Knowing that I was unlikely to get another opening, I reached forth, snatched the steel bar and dug its bent claw into the side of the corpse’s neck. It was enough to knock him over. I crawled back until my shoulders hit a wall, and then slowly rose to my feet. There was no blood. It was like his skin was made of paper. Once the initial shock had subsided and I noticed him reaching for the tool embedded in his neck, I grabbed one of mum’s decorative pots from the counter and smashed it against his skull before running for the door.

I stumbled down the single flight of stairs and, to my surprise and great relief, found two officers waiting for me at the bottom. All three of us heard the sound of glass shattering. When the cops went up to investigate, they only found a broken window.

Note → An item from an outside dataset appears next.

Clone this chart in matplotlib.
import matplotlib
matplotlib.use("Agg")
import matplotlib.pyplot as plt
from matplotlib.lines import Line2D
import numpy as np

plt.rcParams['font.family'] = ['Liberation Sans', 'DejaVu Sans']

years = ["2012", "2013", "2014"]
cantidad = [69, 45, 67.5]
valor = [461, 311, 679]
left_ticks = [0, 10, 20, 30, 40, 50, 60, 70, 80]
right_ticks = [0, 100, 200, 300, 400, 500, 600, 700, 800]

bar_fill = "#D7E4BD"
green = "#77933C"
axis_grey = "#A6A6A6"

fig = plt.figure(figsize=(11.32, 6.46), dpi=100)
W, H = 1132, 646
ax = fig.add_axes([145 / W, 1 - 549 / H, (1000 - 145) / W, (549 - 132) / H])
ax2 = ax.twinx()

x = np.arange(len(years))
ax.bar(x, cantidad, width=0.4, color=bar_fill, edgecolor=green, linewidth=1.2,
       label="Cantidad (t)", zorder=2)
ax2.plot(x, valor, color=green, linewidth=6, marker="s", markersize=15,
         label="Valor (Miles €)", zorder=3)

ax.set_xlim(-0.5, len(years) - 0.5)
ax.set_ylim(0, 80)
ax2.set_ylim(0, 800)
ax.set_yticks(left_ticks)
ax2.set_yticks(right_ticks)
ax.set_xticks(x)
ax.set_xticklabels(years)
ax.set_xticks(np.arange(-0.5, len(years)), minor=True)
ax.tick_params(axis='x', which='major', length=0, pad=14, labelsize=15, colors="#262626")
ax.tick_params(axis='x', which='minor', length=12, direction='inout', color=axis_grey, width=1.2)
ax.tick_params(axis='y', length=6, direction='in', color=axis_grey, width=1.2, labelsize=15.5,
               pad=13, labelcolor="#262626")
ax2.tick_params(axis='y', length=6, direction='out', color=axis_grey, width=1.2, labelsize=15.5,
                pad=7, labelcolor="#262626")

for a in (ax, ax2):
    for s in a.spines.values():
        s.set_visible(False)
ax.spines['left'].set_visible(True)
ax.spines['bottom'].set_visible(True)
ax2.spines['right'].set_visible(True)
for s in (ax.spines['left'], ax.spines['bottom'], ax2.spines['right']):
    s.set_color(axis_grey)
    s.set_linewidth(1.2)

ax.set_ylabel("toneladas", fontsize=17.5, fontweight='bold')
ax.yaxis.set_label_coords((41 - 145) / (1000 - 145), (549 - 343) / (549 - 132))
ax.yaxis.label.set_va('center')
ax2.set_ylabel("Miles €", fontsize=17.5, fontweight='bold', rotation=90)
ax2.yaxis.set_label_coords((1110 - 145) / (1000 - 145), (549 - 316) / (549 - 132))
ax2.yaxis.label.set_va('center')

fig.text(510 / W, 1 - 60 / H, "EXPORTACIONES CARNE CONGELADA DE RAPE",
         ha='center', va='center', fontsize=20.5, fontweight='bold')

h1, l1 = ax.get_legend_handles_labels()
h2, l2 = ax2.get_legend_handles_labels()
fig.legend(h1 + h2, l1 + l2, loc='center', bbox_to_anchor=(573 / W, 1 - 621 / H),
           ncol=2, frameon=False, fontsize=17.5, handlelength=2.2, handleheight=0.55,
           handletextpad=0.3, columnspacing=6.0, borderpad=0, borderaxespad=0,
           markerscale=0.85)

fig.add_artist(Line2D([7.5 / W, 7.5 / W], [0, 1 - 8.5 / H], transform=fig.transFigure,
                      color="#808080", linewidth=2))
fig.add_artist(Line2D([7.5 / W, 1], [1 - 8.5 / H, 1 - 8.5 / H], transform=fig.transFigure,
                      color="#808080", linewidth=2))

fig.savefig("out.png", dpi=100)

They searched the alleyways and then the whole block, but, predictably, discovered nobody matching my intruder’s description. Of course, I spared them the more unbelievable parts of my account. They would’ve probably assumed that I was high if I told them that some Frankenstein’s monster-looking bastard had broken into my home and forced me to play Caps with him.

I never heard from Cooper again. He was the one who rang the cops so I can only presume that they had some questions for him as well. If they did, I was never informed of the outcome. He had moved several times since we lost contact, so I had no idea where to find him. For all I know, Mr. Sag could’ve gone back and finished the job, though I doubt that. If he wanted to just straight up kill either of us he would’ve done it. In fact, I don’t think he was ever the real villain to begin with. He was but a symptom of something far more malevolent that’s still out there, preying on the unsuspecting and gullible among us.

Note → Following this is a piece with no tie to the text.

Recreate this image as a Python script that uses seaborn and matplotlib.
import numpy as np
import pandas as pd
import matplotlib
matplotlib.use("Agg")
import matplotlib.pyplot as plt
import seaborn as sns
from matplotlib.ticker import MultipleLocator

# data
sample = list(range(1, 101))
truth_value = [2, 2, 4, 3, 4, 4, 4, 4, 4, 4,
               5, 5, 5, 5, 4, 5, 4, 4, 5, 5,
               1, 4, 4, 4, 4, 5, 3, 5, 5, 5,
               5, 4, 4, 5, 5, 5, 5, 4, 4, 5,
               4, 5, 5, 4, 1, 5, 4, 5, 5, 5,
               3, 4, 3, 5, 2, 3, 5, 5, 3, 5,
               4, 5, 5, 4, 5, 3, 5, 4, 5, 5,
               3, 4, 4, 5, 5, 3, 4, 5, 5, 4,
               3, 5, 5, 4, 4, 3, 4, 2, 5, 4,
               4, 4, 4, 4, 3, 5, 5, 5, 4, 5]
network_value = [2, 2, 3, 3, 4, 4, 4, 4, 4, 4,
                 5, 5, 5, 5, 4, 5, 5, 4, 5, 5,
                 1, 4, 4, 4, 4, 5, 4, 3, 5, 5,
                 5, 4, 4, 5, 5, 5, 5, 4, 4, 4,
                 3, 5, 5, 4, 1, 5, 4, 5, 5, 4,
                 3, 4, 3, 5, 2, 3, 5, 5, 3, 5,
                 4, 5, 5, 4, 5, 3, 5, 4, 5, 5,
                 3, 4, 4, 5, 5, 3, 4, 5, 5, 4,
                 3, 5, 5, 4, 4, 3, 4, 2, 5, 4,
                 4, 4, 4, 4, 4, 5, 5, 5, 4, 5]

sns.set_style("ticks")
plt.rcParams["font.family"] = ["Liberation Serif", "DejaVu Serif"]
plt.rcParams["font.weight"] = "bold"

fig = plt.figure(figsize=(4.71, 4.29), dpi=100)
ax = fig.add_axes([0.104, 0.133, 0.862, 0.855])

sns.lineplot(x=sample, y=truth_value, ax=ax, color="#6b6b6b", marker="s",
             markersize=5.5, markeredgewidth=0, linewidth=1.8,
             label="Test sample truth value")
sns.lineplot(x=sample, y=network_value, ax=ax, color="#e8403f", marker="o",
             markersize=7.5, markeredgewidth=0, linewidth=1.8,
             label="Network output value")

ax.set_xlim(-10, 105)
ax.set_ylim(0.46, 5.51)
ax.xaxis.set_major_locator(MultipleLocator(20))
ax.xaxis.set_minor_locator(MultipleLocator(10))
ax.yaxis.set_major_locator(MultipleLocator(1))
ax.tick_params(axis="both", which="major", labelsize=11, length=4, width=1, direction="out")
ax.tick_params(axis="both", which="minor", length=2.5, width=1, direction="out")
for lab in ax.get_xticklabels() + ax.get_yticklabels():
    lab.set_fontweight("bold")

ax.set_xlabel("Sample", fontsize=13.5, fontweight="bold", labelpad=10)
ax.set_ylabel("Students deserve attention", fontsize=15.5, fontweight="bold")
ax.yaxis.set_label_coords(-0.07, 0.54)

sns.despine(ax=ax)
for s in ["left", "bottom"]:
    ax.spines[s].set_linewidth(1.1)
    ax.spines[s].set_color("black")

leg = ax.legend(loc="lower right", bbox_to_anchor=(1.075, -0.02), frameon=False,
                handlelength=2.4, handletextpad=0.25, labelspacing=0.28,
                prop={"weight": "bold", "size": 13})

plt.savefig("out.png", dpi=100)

It’s been over two decades. I’ve been through a divorce, married again and had two kids that are currently in their pre-teens. This is the first time I’m telling my story exactly how it happened. Why am I bringing it up now, you ask?

It was my turn to drive the kids to school this morning. My daughter forgot her backpack, so I went up to her room to fetch it. When I picked it off the floor, however, I felt something jiggle in one of the side pockets. The sound was all too familiar. I looked inside.

What I found were exactly twenty bottle caps, each with a number written on the inside of it.